* Brief
Skipping all pictures, set down the lines of the listing from the first through the one with "import plotly.graph_objects as go".

* Dataset section
— START —
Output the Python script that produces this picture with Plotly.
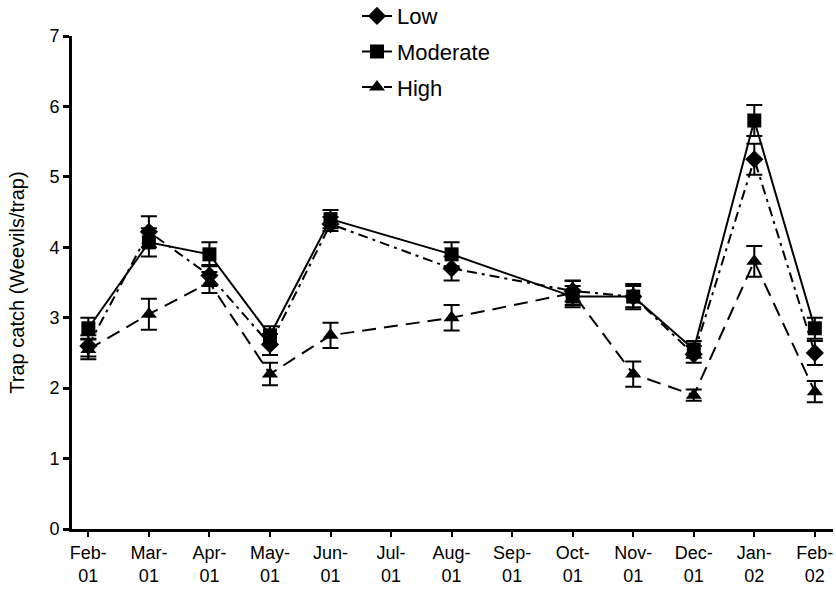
import plotly.graph_objects as go

months = ["Feb-01", "Mar-01", "Apr-01", "May-01", "Jun-01", "Jul-01", "Aug-01",
          "Sep-01", "Oct-01", "Nov-01", "Dec-01", "Jan-02", "Feb-02"]
tick_labels = ["Feb-<br>01", "Mar-<br>01", "Apr-<br>01", "May-<br>01", "Jun-<br>01",
               "Jul-<br>01", "Aug-<br>01", "Sep-<br>01", "Oct-<br>01", "Nov-<br>01",
               "Dec-<br>01", "Jan-<br>02", "Feb-<br>02"]

low = [2.6, 4.22, 3.6, 2.62, 4.33, None, 3.7, None, 3.38, 3.3, 2.48, 5.25, 2.5]
low_err = [0.15, 0.22, 0.15, 0.15, 0.1, None, 0.17, None, 0.15, 0.15, 0.12, 0.22, 0.17]
moderate = [2.85, 4.07, 3.9, 2.75, 4.4, None, 3.9, None, 3.3, 3.3, 2.55, 5.8, 2.85]
moderate_err = [0.15, 0.2, 0.17, 0.13, 0.13, None, 0.17, None, 0.15, 0.18, 0.12, 0.22, 0.15]
high = [2.55, 3.05, 3.5, 2.2, 2.75, None, 3.0, None, 3.35, 2.2, 1.9, 3.8, 1.95]
high_err = [0.14, 0.22, 0.15, 0.16, 0.18, None, 0.18, None, 0.17, 0.18, 0.08, 0.22, 0.15]

series = [
    ("Low", low, low_err, "diamond", "10px,5px,3px,5px"),
    ("Moderate", moderate, moderate_err, "square", "solid"),
    ("High", high, high_err, "triangle-up", "14px,8px"),
]

fig = go.Figure()
for i, (name, vals, errs, sym, dash) in enumerate(series):
    fig.add_trace(go.Scatter(
        x=months, y=vals, name=name, mode="lines+markers",
        connectgaps=True, legendgroup=name,
        line=dict(color="black", width=2, dash=dash),
        marker=dict(symbol=sym, size=14, color="black"),
        error_y=dict(type="data", array=errs, visible=True, color="black",
                     thickness=2, width=8),
    ))

fig.update_layout(
    width=836, height=601,
    margin=dict(l=72, r=3, t=36, b=72, autoexpand=False),
    paper_bgcolor="white", plot_bgcolor="white",
    font=dict(family="Liberation Sans, Arial, sans-serif", size=18, color="black"),
    showlegend=True,
    legend=dict(x=0.3745, y=1.083, xanchor="left", yanchor="top",
                bgcolor="rgba(0,0,0,0)", font=dict(size=22),
                tracegroupgap=4, traceorder="grouped"),
    xaxis=dict(
        type="category", categoryorder="array", categoryarray=months,
        tickmode="array", tickvals=months, ticktext=tick_labels,
        range=[-0.27, 12.3], showline=True, linecolor="black", linewidth=3,
        ticks="outside", ticklen=5, tickwidth=2, tickcolor="black",
        showgrid=False, zeroline=False, tickfont=dict(size=18),
        automargin=False,
    ),
    yaxis=dict(
        range=[0, 7], dtick=1, showline=True, linecolor="black", linewidth=3,
        ticks="outside", ticklen=6, tickwidth=3, tickcolor="black",
        showgrid=False, zeroline=False, tickfont=dict(size=18),
        automargin=False,
        title=dict(text="Trap catch (Weevils/trap)", font=dict(size=20), standoff=20),
    ),
)

fig.write_html(
    "out.html",
    config={"displayModeBar": False},
    post_script="document.body.style.margin='0px';document.body.style.overflow='hidden';",
)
— END —
* Task result
Output the Python script that produces this picture with Plotly.
import plotly.graph_objects as go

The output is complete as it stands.